Details of what school districts will receive in state aid were not realized until Gov. Phil Murphy presented his 2025 budget proposal toward the end of February. His administration said the proposal fully funds the state’s school funding formula for the first time since it was enacted 15 years ago.

Republican leaders in the Legislature criticized the cuts as part of a larger slamming of Murphy’s budget proposal.

Not all South Jersey districts will experience cuts.

Schools in Cumberland County will see an increase in aid over last year. It is the poorest county in the state, with a median income of $62,310 and a poverty rate of 15.5%

Singleton and Tiver are sponsoring a measure that would reconfigure how funding is distributed within the state’s school funding formula.

“Essentially, every school district would receive an increase of 4.5%, which is consistent with the consumer price index here in our region,” Singleton said, adding that some districts would get more based on tougher economic climates.

“And then, we’d still – within the existing pot of money in the school funding formula – we would still have an additional pot of money in the neighborhood of about $300 to 350 or so million, that would … be utilized by the Department of Education to provide additional resources to support districts that make a case that, hey, we needed a little bit more for this reason or that.”

A formula for tension and pressure

The numbers that the Education Department calculated are guided by the School Funding Reform Act of 2008, or SFRA. A revision, known in Trenton as “S2,” was added in 2018.

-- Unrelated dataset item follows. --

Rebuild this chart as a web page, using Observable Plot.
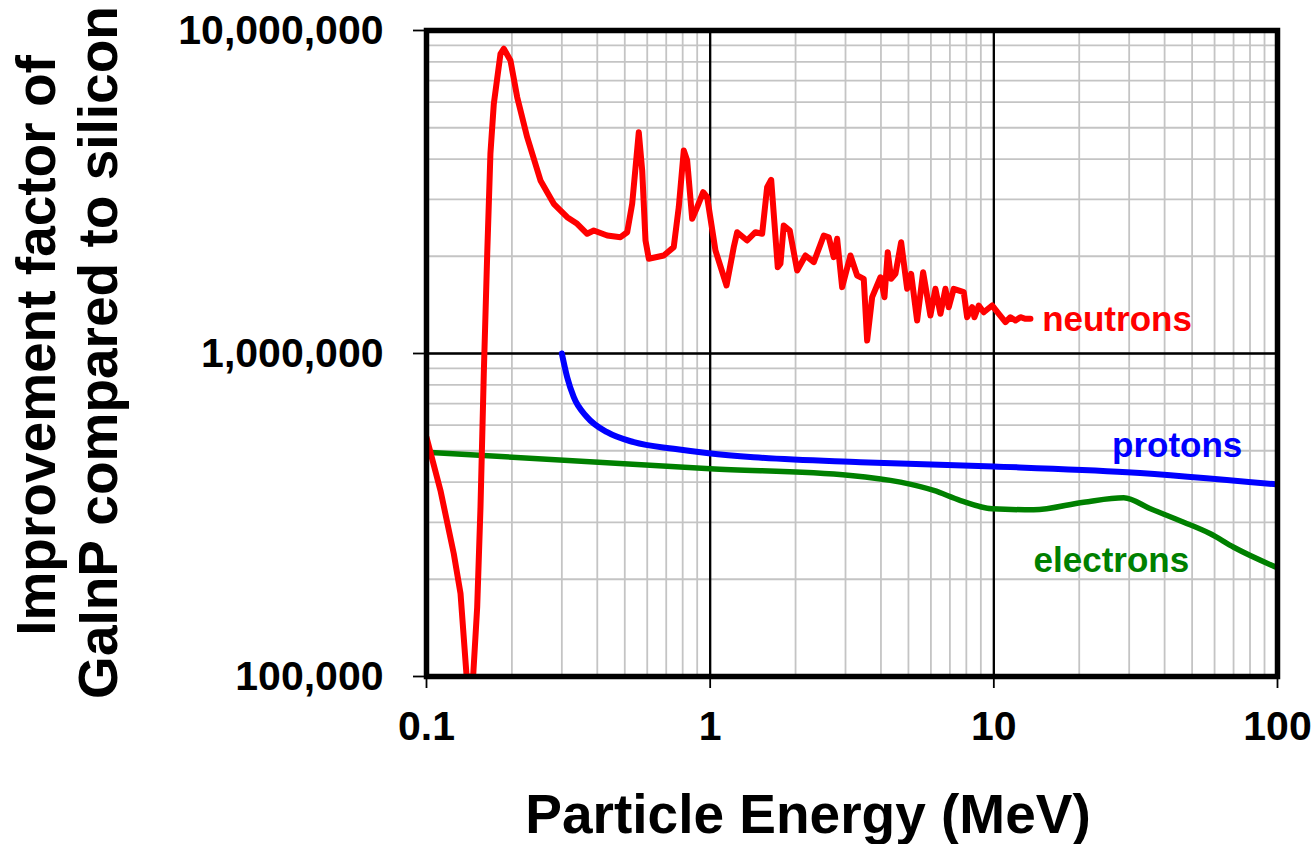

Before SFRA, school funding reform was driven by a series of court decisions, according to Dr. Mark Weber, senior analyst for education policy at New Jersey Policy Perspective, starting with Robinson v. Cahill in the early 1970s and continuing through several Abbott Decisions starting in the mid-1980s.

The formula is based, in part, on a district’s ability to raise revenue.

“[With SFRA] the legislature said, ‘Okay, we’re going to help all districts, every district,’” he said. “We’re going to provide the aid for you that is commensurate with your ability to be able to tax yourself and with the population of students that you are educating,” he said.

Once the formula was executed, the amount of aid given was changed after some districts complained, and lawmakers moved to preserve funding for those districts.

Another factor was when Gov. Chris Christie, in 2010, put in place a 2% cap on annual property tax increases, limiting a district’s ability to raise revenue. A measure to allow districts to exceed the cap was proposed over the winter.

Weber said SFRA is not a “complete disaster,” but it could be better while defending the fundamental core of the law.

“The idea that if you have more students who have greater needs, you should get more funding,” he said. “If you have a community that doesn’t have the ability to raise enough in taxes, you should get more funding.”

Weber believes the problem is in the “nuts and bolts” of the law.

“​​There are…specific parts of SFRA that are subjected to economic swings and all kinds of volatility that school districts really don’t expect,” he said. “All it takes is a few changes in property values for your district, particularly if you’re a small district, you may be expected to contribute a lot more.”

Better funding targets with real data plus a more careful look at “local fair share” are a couple of ideas that Weber offered to improve SFRA.

What the long-term fix will look like remains to be seen according to Gov. Murphy. During the April edition of WHYY’s “Ask Governor Murphy” program, he said a conversation with all parties would be needed.

“Not just the legislators, but certainly them and our team, but also the stakeholders,” said Murphy. “Whether that’s superintendents, principals, the teachers’ unions, moms and dads; let’s get around a table and figure out where this is working and where it isn’t working.”